New sequencing technologies coupled with comparative genomics and evolutionary analysis are poised to impact our investigation of infections and outbreaks. Sequencing data, if collected in real-time can directly inform epidemiological investigations of outbreaks, particularly for fast-evolving pathogens. I will discuss recent progress in developing a real-time genomics-informed outbreak system focused around real-time Oxford Nanopore sequencing methods. I will describe new opportunities for using long read sequencing and assembly methods to accurately detect transmission of pathogen strains between infected individuals and the environment, and some of the current challenges of deconvolving complex pathogen populations.

Professor Nick Loman

Professor Nick Loman

Nick is Professor of Microbial Genomics and Bioinformatics in the Institute of Microbiology and Infection at the University of Birmingham and a Fellow at the Alan Turing Institute. He is supported by a Fellowship in Microbial Genomics Bioinformatics as part of the MRC CLIMB project. His research explores the use of cutting-edge genomics and metagenomics approaches to the diagnosis, treatment and surveillance of infectious disease.
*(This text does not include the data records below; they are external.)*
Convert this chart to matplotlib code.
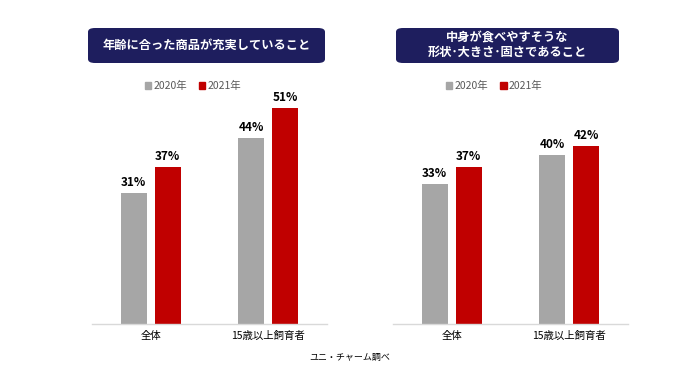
import matplotlib
matplotlib.use("Agg")
import matplotlib.pyplot as plt
from matplotlib.patches import FancyBboxPatch, Patch
import numpy as np

plt.rcParams['font.family'] = ['Noto Sans CJK JP', 'DejaVu Sans']

categories = ['全体', '15歳以上飼育者']
series_names = ['2020年', '2021年']
left_2020 = [31, 44]
left_2021 = [37, 51]
right_2020 = [33, 40]
right_2021 = [37, 42]
left_title = '年齢に合った商品が充実していること'
right_title = '中身が食べやすそうな\n形状･大きさ･固さであること'
source = 'ユニ・チャーム調べ'

GREY = '#A6A6A6'
RED = '#C00000'
NAVY = '#1E1E5E'

W, H = 700, 387
fig = plt.figure(figsize=(W/100, H/100), dpi=100)

def fx(px): return px / W
def fy(py): return 1 - py / H

base_y = 324
top_y = 324 - 4.23 * 55

def panel(x0, x1, v20, v21, title, box, legend_cx):
    ax = fig.add_axes([fx(x0), fy(base_y), fx(x1) - fx(x0), (base_y - top_y) / H])
    x = np.arange(len(categories))
    w = 0.221
    off = 0.145
    b1 = ax.bar(x - off, v20, w, color=GREY, label=series_names[0])
    b2 = ax.bar(x + off, v21, w, color=RED, label=series_names[1])
    for bars, vals in ((b1, v20), (b2, v21)):
        for r, v in zip(bars, vals):
            ax.annotate(f'{v}%', (r.get_x() + r.get_width()/2, v), xytext=(0, 3),
                        textcoords='offset points', ha='center', va='bottom',
                        fontsize=8.5, fontweight='bold', color='black')
    ax.set_xlim(-0.5, 1.5)
    ax.set_ylim(0, 55)
    ax.set_yticks([])
    ax.set_xticks(x)
    ax.set_xticklabels(categories, fontsize=7.5)
    ax.tick_params(axis='x', length=0, pad=5)
    for s in ('top', 'right', 'left'):
        ax.spines[s].set_visible(False)
    ax.spines['bottom'].set_color('#D9D9D9')
    ax.spines['bottom'].set_linewidth(1)
    # title box
    bx0, by0, bx1, by1 = box
    patch = FancyBboxPatch((fx(bx0), fy(by1)), fx(bx1) - fx(bx0), fy(by0) - fy(by1),
                           boxstyle='round,pad=0,rounding_size=0.01',
                           transform=fig.transFigure, facecolor=NAVY, edgecolor='none')
    fig.patches.append(patch)
    fig.text(fx((bx0 + bx1) / 2), fy((by0 + by1) / 2), title, ha='center', va='center',
             color='white', fontsize=8.8, fontweight='bold', linespacing=1.15)
    handles = [Patch(color=GREY), Patch(color=RED)]
    fig.legend(handles, series_names, loc='center', bbox_to_anchor=(fx(legend_cx), fy(86)),
               ncol=2, frameon=False, fontsize=7.5, handlelength=0.6, handleheight=0.6,
               handletextpad=0.2, columnspacing=1.2, labelcolor='#595959',
               bbox_transform=fig.transFigure)
    return ax

panel(92, 327, left_2020, left_2021, left_title, (88, 28, 325, 63), 193)
panel(393, 628, right_2020, right_2021, right_title, (396, 28, 619, 63), 494)

fig.text(fx(350), fy(357), source, ha='center', va='center', fontsize=6.5, color='black')

fig.savefig('out.png', dpi=100, facecolor='white')
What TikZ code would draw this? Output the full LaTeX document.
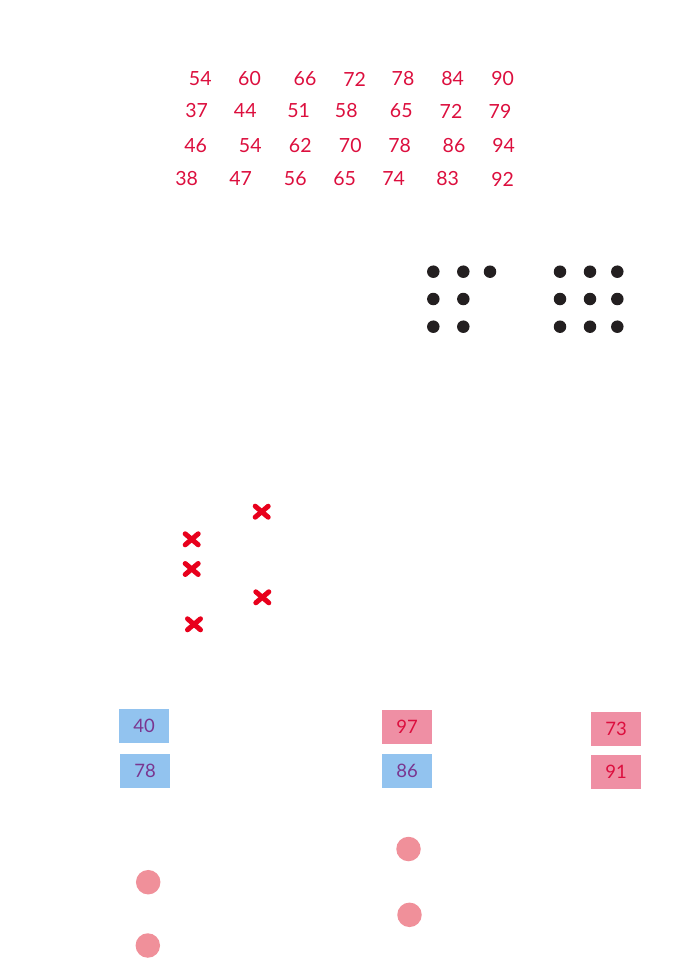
\documentclass[tikz,border=0pt]{standalone}
\usepackage{fontspec}
\setmainfont{Lato}
\definecolor{numred}{HTML}{DC0F3E}
\definecolor{crossred}{HTML}{E8001C}
\definecolor{boxblue}{HTML}{92C3EF}
\definecolor{boxpink}{HTML}{EF8FA4}
\definecolor{boxpurple}{HTML}{7A3690}
\definecolor{dotblack}{HTML}{231F20}
\definecolor{circpink}{HTML}{F0909A}
\tikzset{
  num/.style={text=numred, font=\fontsize{19.5}{21}\selectfont, inner sep=0pt},
  bluebox/.style={fill=boxblue, text=boxpurple, minimum width=50pt, minimum height=34pt, inner sep=0pt, font=\fontsize{18.5}{20}\selectfont},
  pinkbox/.style={fill=boxpink, text=numred, minimum width=50pt, minimum height=34pt, inner sep=0pt, font=\fontsize{18.5}{20}\selectfont},
  dotnode/.style={circle, fill=dotblack, minimum size=12.5pt, inner sep=0pt},
  pinkdot/.style={circle, fill=circpink, minimum size=24.5pt, inner sep=0pt},
  crossmark/.style={crossred, line width=5pt, line cap=round}
}
\begin{document}
\begin{tikzpicture}[x=1pt,y=-1pt]
\useasboundingbox (0,0) rectangle (672,979);
% number grid
\foreach \v/\x [count=\i] in {54/200.3,60/249.5,66/305,72/354.7,78/403,84/452.7,90/502.7}
  \node[num] (ra\i) at (\x,79) {\v};
\foreach \v/\x [count=\i] in {37/196.7,44/245.3,51/298.7,58/346.3,65/401.3,72/451,79/500}
  \node[num] (rb\i) at (\x,111) {\v};
\foreach \v/\x [count=\i] in {46/195.7,54/250.3,62/300.3,70/350.3,78/399.7,86/454,94/503.7}
  \node[num] (rc\i) at (\x,145.7) {\v};
\foreach \v/\x [count=\i] in {38/186.7,47/240.7,56/295.3,65/344.7,74/393.7,83/447.7,92/502.7}
  \node[num] (rd\i) at (\x,179) {\v};
% dots left group
\node[dotnode] (l11) at (433.3,271.7) {};
\node[dotnode] (l12) at (463.3,271.7) {};
\node[dotnode] (l13) at (490,271.7) {};
\node[dotnode] (l21) at (433.3,299) {};
\node[dotnode] (l22) at (463.3,299) {};
\node[dotnode] (l31) at (433.3,326.7) {};
\node[dotnode] (l32) at (463.3,326.7) {};
% dots right group
\foreach \r/\y in {1/271.7,2/299,3/326.7}
  \foreach \c/\x in {1/560,2/590,3/617.3}
    \node[dotnode] (r\r\c) at (\x,\y) {};
% crosses
\foreach \x/\y [count=\i] in {261.7/511.7,191.7/539.3,191.7/569,262.3/597.3,194/624.3}{
  \coordinate (x\i) at (\x,\y);
  \draw[crossmark] ([shift={(-6.5,-5.5)}]x\i) -- ([shift={(6.5,5.5)}]x\i);
  \draw[crossmark] ([shift={(-6.5,5.5)}]x\i) -- ([shift={(6.5,-5.5)}]x\i);
}
% boxes
\node[bluebox] (b40) at (144,726) {40};
\node[bluebox] (b78) at (145,771) {78};
\node[pinkbox] (b97) at (407,727) {97};
\node[bluebox] (b86) at (407,771) {86};
\node[pinkbox] (b73) at (616,729) {73};
\node[pinkbox] (b91) at (616,772) {91};
% pink circles
\node[pinkdot] (c1) at (148.2,882.2) {};
\node[pinkdot] (c2) at (147.8,945.5) {};
\node[pinkdot] (c3) at (408.5,849) {};
\node[pinkdot] (c4) at (409.5,914.8) {};
\end{tikzpicture}
\end{document}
Nick has so far used high-throughput sequencing to investigate outbreaks of important Gram-negative multi-drug resistant pathogens, and recently helped establish real-time genomic surveillance of Ebola in Guinea and Zika in Brazil. His current work and focuses on the development and evaluation of novel molecular biology, sequencing and bioinformatics methods to aid the interpretation of genome and metagenome scale data generated in clinical and public health microbiology.